* **Description of the task**: Retype only what runs from the first line of the listing to the line holding "from matplotlib.ticker import", both included. Do not retype the pictures.

## Begin Supplied material

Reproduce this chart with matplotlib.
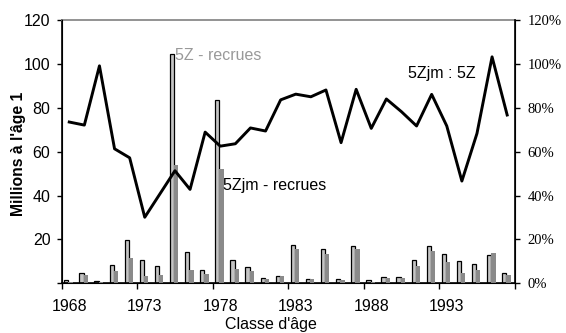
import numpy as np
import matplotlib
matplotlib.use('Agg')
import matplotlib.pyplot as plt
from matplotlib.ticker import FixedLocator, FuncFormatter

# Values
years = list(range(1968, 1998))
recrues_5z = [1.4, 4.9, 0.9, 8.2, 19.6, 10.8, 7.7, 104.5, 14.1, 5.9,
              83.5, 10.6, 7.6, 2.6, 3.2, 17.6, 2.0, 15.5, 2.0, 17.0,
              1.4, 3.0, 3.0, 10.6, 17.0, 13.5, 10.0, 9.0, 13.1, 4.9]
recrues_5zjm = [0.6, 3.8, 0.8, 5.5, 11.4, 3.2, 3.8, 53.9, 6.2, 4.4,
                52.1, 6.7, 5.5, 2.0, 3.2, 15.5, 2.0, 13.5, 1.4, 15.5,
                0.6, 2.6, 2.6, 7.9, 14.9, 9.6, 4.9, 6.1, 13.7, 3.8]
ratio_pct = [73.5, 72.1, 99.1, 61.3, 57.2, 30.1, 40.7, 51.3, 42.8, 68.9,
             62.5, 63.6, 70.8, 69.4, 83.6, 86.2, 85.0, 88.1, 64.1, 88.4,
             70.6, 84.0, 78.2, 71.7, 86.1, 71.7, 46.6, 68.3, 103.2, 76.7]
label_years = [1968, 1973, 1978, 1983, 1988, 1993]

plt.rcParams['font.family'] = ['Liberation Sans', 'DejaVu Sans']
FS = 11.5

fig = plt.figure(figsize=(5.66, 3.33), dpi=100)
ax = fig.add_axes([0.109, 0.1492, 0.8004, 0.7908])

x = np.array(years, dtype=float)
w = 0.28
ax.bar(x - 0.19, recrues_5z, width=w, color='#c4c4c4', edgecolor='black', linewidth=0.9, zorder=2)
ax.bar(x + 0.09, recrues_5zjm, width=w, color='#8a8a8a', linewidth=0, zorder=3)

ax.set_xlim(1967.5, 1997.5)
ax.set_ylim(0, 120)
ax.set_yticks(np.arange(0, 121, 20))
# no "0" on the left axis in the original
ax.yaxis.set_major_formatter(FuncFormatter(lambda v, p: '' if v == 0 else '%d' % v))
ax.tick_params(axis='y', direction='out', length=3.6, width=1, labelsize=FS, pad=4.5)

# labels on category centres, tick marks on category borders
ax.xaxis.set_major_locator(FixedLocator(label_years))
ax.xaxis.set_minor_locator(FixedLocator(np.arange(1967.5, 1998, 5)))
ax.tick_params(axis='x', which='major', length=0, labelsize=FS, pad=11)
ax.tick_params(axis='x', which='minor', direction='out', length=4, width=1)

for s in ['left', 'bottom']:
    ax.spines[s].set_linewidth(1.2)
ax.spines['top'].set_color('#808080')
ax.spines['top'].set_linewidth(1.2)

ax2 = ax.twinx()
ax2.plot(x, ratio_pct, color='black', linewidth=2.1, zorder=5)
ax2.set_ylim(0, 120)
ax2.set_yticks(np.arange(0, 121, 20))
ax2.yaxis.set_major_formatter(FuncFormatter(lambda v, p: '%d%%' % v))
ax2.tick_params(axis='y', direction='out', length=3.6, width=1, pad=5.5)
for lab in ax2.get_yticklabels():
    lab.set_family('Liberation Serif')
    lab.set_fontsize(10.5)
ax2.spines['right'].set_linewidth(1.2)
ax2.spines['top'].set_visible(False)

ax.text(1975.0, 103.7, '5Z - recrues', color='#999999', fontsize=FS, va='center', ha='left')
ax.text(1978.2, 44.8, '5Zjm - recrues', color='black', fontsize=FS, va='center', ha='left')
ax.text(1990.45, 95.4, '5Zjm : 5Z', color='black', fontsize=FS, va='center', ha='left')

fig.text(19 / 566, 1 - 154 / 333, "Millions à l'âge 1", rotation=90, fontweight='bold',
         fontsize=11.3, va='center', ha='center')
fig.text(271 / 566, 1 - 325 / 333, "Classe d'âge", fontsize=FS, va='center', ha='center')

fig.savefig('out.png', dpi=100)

## End Supplied material

* **Result for this exercise**:
Reproduce this chart with matplotlib.
import numpy as np
import matplotlib
matplotlib.use('Agg')
import matplotlib.pyplot as plt
from matplotlib.ticker import FixedLocator, FuncFormatter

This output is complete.